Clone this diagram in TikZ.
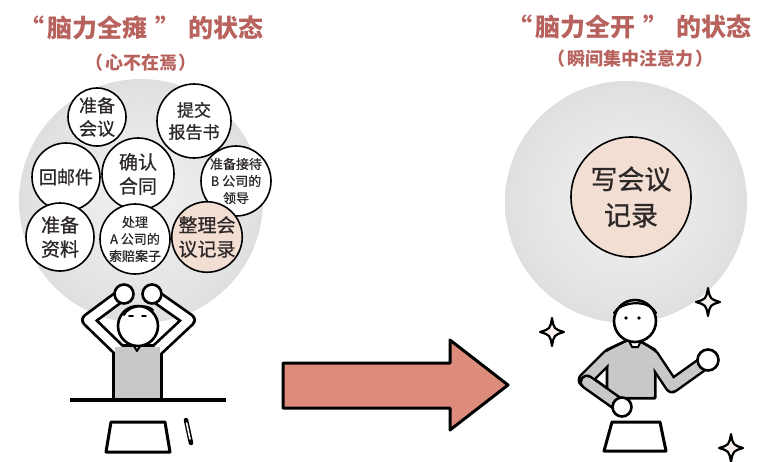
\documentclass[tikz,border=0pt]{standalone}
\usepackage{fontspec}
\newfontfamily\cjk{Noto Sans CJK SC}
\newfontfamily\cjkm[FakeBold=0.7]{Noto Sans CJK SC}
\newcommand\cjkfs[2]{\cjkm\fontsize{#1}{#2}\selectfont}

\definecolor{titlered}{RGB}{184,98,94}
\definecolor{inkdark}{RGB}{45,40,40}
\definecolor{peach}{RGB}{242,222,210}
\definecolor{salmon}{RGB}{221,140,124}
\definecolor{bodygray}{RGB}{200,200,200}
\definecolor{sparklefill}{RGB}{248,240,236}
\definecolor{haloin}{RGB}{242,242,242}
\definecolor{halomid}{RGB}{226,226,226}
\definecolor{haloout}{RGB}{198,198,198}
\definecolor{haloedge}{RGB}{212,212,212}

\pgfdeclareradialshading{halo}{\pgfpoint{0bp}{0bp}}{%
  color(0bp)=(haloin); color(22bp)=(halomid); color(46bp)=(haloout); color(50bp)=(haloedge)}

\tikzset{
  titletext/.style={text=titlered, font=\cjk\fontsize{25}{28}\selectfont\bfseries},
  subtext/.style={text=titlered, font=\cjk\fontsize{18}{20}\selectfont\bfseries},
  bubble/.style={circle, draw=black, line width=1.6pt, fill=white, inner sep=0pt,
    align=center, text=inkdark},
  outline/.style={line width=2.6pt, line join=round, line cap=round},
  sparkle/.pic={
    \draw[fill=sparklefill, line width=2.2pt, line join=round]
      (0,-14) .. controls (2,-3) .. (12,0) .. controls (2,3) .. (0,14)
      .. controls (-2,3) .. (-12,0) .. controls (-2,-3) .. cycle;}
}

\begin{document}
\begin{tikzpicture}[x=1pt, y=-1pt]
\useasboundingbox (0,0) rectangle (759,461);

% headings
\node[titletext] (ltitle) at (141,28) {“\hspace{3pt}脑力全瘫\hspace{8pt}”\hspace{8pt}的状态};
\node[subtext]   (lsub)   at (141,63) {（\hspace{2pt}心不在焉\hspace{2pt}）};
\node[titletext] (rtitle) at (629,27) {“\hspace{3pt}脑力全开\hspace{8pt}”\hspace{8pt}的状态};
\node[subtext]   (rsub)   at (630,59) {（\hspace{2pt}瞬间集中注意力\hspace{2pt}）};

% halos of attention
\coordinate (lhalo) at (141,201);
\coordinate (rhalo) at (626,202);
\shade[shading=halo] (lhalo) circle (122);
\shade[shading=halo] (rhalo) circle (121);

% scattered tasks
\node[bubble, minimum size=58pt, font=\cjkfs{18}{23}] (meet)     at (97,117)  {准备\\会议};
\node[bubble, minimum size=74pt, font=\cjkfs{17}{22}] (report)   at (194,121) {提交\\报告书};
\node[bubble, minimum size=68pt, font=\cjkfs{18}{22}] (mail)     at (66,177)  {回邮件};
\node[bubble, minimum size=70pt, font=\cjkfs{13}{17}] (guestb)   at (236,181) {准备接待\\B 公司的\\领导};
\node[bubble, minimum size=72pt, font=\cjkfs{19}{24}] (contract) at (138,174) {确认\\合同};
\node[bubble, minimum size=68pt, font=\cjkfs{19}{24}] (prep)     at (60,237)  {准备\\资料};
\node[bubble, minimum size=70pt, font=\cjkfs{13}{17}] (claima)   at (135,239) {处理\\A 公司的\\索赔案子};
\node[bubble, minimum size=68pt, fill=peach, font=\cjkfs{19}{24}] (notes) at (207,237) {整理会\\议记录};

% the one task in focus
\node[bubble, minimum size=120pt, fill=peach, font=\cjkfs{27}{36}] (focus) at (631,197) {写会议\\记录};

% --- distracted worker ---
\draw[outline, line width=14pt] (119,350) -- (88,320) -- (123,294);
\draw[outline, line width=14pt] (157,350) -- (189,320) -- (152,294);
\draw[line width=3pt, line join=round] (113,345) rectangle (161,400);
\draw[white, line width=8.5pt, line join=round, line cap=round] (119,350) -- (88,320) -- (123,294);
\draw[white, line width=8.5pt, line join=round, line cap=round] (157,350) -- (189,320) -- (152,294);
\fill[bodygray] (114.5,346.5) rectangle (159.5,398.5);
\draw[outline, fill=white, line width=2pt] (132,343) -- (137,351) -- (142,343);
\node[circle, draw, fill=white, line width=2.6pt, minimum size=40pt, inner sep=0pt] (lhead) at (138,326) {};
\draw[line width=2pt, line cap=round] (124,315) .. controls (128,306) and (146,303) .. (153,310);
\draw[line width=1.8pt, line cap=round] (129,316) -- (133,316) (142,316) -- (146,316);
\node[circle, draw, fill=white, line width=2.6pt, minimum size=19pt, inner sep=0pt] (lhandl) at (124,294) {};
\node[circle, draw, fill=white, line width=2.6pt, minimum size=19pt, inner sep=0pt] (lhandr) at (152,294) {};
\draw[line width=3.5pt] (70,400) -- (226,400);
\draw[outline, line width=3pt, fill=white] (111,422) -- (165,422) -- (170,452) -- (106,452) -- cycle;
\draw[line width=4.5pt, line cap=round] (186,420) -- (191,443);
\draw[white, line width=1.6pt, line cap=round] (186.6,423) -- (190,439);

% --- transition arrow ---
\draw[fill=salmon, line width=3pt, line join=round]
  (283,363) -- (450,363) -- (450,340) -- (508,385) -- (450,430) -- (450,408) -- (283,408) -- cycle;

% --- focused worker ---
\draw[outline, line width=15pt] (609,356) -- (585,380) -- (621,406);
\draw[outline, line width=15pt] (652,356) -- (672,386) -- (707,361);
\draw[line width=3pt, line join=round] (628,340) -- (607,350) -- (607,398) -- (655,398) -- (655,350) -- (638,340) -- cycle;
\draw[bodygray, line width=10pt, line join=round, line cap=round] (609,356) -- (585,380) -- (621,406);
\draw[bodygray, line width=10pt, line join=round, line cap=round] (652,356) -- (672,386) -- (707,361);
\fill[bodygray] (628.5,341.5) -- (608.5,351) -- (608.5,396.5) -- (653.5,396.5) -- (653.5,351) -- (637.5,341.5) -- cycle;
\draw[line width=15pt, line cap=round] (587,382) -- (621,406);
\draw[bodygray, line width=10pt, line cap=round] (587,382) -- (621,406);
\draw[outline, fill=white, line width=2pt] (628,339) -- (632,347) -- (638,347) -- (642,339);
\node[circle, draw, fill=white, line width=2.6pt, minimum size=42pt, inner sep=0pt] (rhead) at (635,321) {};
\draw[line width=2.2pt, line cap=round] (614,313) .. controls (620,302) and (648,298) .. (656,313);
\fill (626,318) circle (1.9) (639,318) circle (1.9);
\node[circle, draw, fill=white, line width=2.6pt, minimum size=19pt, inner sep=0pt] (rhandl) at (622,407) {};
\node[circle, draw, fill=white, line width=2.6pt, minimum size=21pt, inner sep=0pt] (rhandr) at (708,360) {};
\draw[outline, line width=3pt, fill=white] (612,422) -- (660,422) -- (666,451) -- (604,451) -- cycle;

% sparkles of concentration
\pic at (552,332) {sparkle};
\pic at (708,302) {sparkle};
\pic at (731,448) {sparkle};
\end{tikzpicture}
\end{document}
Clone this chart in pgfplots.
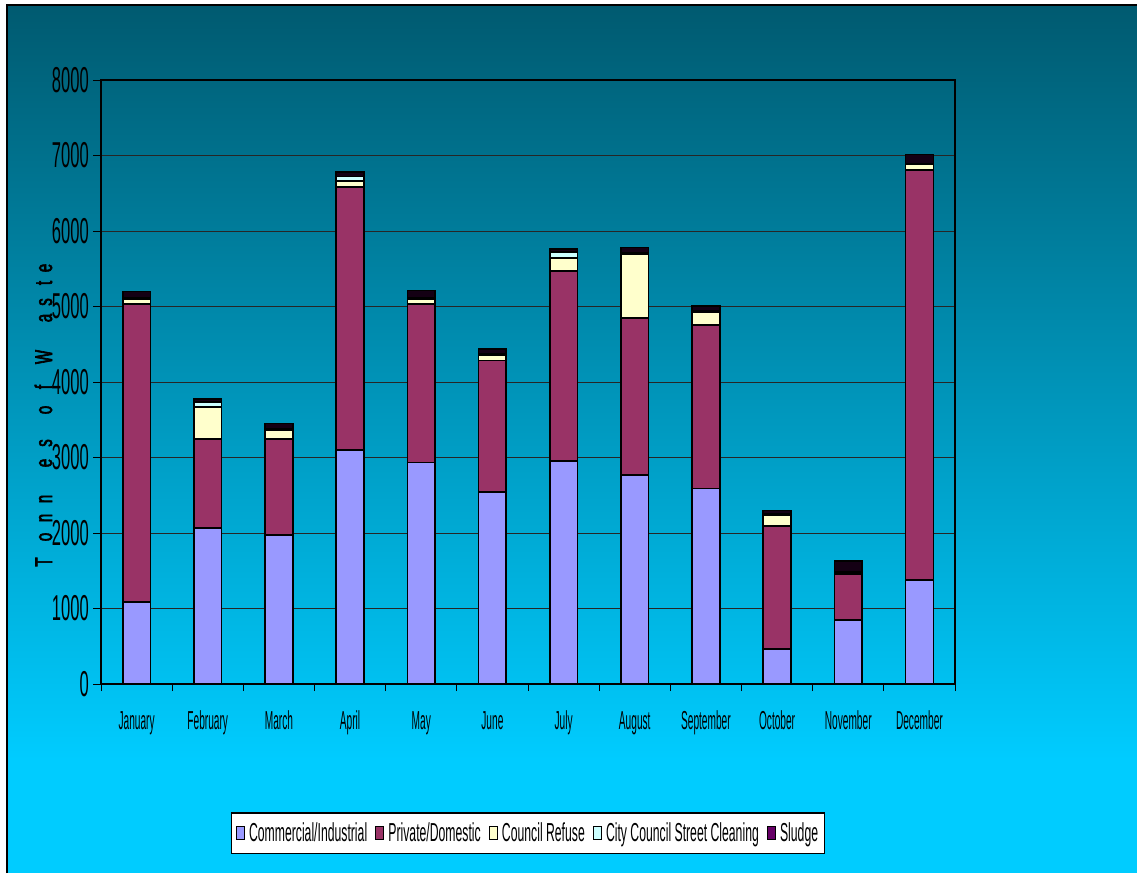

# [Set problem]
Return each line of the data, keeping its wording exact and omitting pictures.

# [Response below]
Clone this diagram in TikZ.
\documentclass[tikz,border=0pt]{standalone}
\usepackage{fontspec}
\newfontfamily\cjk{Noto Sans CJK SC}
\newfontfamily\cjkm[FakeBold=0.7]{Noto Sans CJK SC}
\newcommand\cjkfs[2]{\cjkm\fontsize{#1}{#2}\selectfont}

\definecolor{titlered}{RGB}{184,98,94}
\definecolor{inkdark}{RGB}{45,40,40}
\definecolor{peach}{RGB}{242,222,210}
\definecolor{salmon}{RGB}{221,140,124}
\definecolor{bodygray}{RGB}{200,200,200}
\definecolor{sparklefill}{RGB}{248,240,236}
\definecolor{haloin}{RGB}{242,242,242}
\definecolor{halomid}{RGB}{226,226,226}
\definecolor{haloout}{RGB}{198,198,198}
\definecolor{haloedge}{RGB}{212,212,212}

\pgfdeclareradialshading{halo}{\pgfpoint{0bp}{0bp}}{%
  color(0bp)=(haloin); color(22bp)=(halomid); color(46bp)=(haloout); color(50bp)=(haloedge)}

\tikzset{
  titletext/.style={text=titlered, font=\cjk\fontsize{25}{28}\selectfont\bfseries},
  subtext/.style={text=titlered, font=\cjk\fontsize{18}{20}\selectfont\bfseries},
  bubble/.style={circle, draw=black, line width=1.6pt, fill=white, inner sep=0pt,
    align=center, text=inkdark},
  outline/.style={line width=2.6pt, line join=round, line cap=round},
  sparkle/.pic={
    \draw[fill=sparklefill, line width=2.2pt, line join=round]
      (0,-14) .. controls (2,-3) .. (12,0) .. controls (2,3) .. (0,14)
      .. controls (-2,3) .. (-12,0) .. controls (-2,-3) .. cycle;}
}

\begin{document}
\begin{tikzpicture}[x=1pt, y=-1pt]
\useasboundingbox (0,0) rectangle (759,461);

% headings
\node[titletext] (ltitle) at (141,28) {“\hspace{3pt}脑力全瘫\hspace{8pt}”\hspace{8pt}的状态};
\node[subtext]   (lsub)   at (141,63) {（\hspace{2pt}心不在焉\hspace{2pt}）};
\node[titletext] (rtitle) at (629,27) {“\hspace{3pt}脑力全开\hspace{8pt}”\hspace{8pt}的状态};
\node[subtext]   (rsub)   at (630,59) {（\hspace{2pt}瞬间集中注意力\hspace{2pt}）};

% halos of attention
\coordinate (lhalo) at (141,201);
\coordinate (rhalo) at (626,202);
\shade[shading=halo] (lhalo) circle (122);
\shade[shading=halo] (rhalo) circle (121);

% scattered tasks
\node[bubble, minimum size=58pt, font=\cjkfs{18}{23}] (meet)     at (97,117)  {准备\\会议};
\node[bubble, minimum size=74pt, font=\cjkfs{17}{22}] (report)   at (194,121) {提交\\报告书};
\node[bubble, minimum size=68pt, font=\cjkfs{18}{22}] (mail)     at (66,177)  {回邮件};
\node[bubble, minimum size=70pt, font=\cjkfs{13}{17}] (guestb)   at (236,181) {准备接待\\B 公司的\\领导};
\node[bubble, minimum size=72pt, font=\cjkfs{19}{24}] (contract) at (138,174) {确认\\合同};
\node[bubble, minimum size=68pt, font=\cjkfs{19}{24}] (prep)     at (60,237)  {准备\\资料};
\node[bubble, minimum size=70pt, font=\cjkfs{13}{17}] (claima)   at (135,239) {处理\\A 公司的\\索赔案子};
\node[bubble, minimum size=68pt, fill=peach, font=\cjkfs{19}{24}] (notes) at (207,237) {整理会\\议记录};

% the one task in focus
\node[bubble, minimum size=120pt, fill=peach, font=\cjkfs{27}{36}] (focus) at (631,197) {写会议\\记录};

% --- distracted worker ---
\draw[outline, line width=14pt] (119,350) -- (88,320) -- (123,294);
\draw[outline, line width=14pt] (157,350) -- (189,320) -- (152,294);
\draw[line width=3pt, line join=round] (113,345) rectangle (161,400);
\draw[white, line width=8.5pt, line join=round, line cap=round] (119,350) -- (88,320) -- (123,294);
\draw[white, line width=8.5pt, line join=round, line cap=round] (157,350) -- (189,320) -- (152,294);
\fill[bodygray] (114.5,346.5) rectangle (159.5,398.5);
\draw[outline, fill=white, line width=2pt] (132,343) -- (137,351) -- (142,343);
\node[circle, draw, fill=white, line width=2.6pt, minimum size=40pt, inner sep=0pt] (lhead) at (138,326) {};
\draw[line width=2pt, line cap=round] (124,315) .. controls (128,306) and (146,303) .. (153,310);
\draw[line width=1.8pt, line cap=round] (129,316) -- (133,316) (142,316) -- (146,316);
\node[circle, draw, fill=white, line width=2.6pt, minimum size=19pt, inner sep=0pt] (lhandl) at (124,294) {};
\node[circle, draw, fill=white, line width=2.6pt, minimum size=19pt, inner sep=0pt] (lhandr) at (152,294) {};
\draw[line width=3.5pt] (70,400) -- (226,400);
\draw[outline, line width=3pt, fill=white] (111,422) -- (165,422) -- (170,452) -- (106,452) -- cycle;
\draw[line width=4.5pt, line cap=round] (186,420) -- (191,443);
\draw[white, line width=1.6pt, line cap=round] (186.6,423) -- (190,439);

% --- transition arrow ---
\draw[fill=salmon, line width=3pt, line join=round]
  (283,363) -- (450,363) -- (450,340) -- (508,385) -- (450,430) -- (450,408) -- (283,408) -- cycle;

% --- focused worker ---
\draw[outline, line width=15pt] (609,356) -- (585,380) -- (621,406);
\draw[outline, line width=15pt] (652,356) -- (672,386) -- (707,361);
\draw[line width=3pt, line join=round] (628,340) -- (607,350) -- (607,398) -- (655,398) -- (655,350) -- (638,340) -- cycle;
\draw[bodygray, line width=10pt, line join=round, line cap=round] (609,356) -- (585,380) -- (621,406);
\draw[bodygray, line width=10pt, line join=round, line cap=round] (652,356) -- (672,386) -- (707,361);
\fill[bodygray] (628.5,341.5) -- (608.5,351) -- (608.5,396.5) -- (653.5,396.5) -- (653.5,351) -- (637.5,341.5) -- cycle;
\draw[line width=15pt, line cap=round] (587,382) -- (621,406);
\draw[bodygray, line width=10pt, line cap=round] (587,382) -- (621,406);
\draw[outline, fill=white, line width=2pt] (628,339) -- (632,347) -- (638,347) -- (642,339);
\node[circle, draw, fill=white, line width=2.6pt, minimum size=42pt, inner sep=0pt] (rhead) at (635,321) {};
\draw[line width=2.2pt, line cap=round] (614,313) .. controls (620,302) and (648,298) .. (656,313);
\fill (626,318) circle (1.9) (639,318) circle (1.9);
\node[circle, draw, fill=white, line width=2.6pt, minimum size=19pt, inner sep=0pt] (rhandl) at (622,407) {};
\node[circle, draw, fill=white, line width=2.6pt, minimum size=21pt, inner sep=0pt] (rhandr) at (708,360) {};
\draw[outline, line width=3pt, fill=white] (612,422) -- (660,422) -- (666,451) -- (604,451) -- cycle;

% sparkles of concentration
\pic at (552,332) {sparkle};
\pic at (708,302) {sparkle};
\pic at (731,448) {sparkle};
\end{tikzpicture}
\end{document}
Clone this chart in pgfplots.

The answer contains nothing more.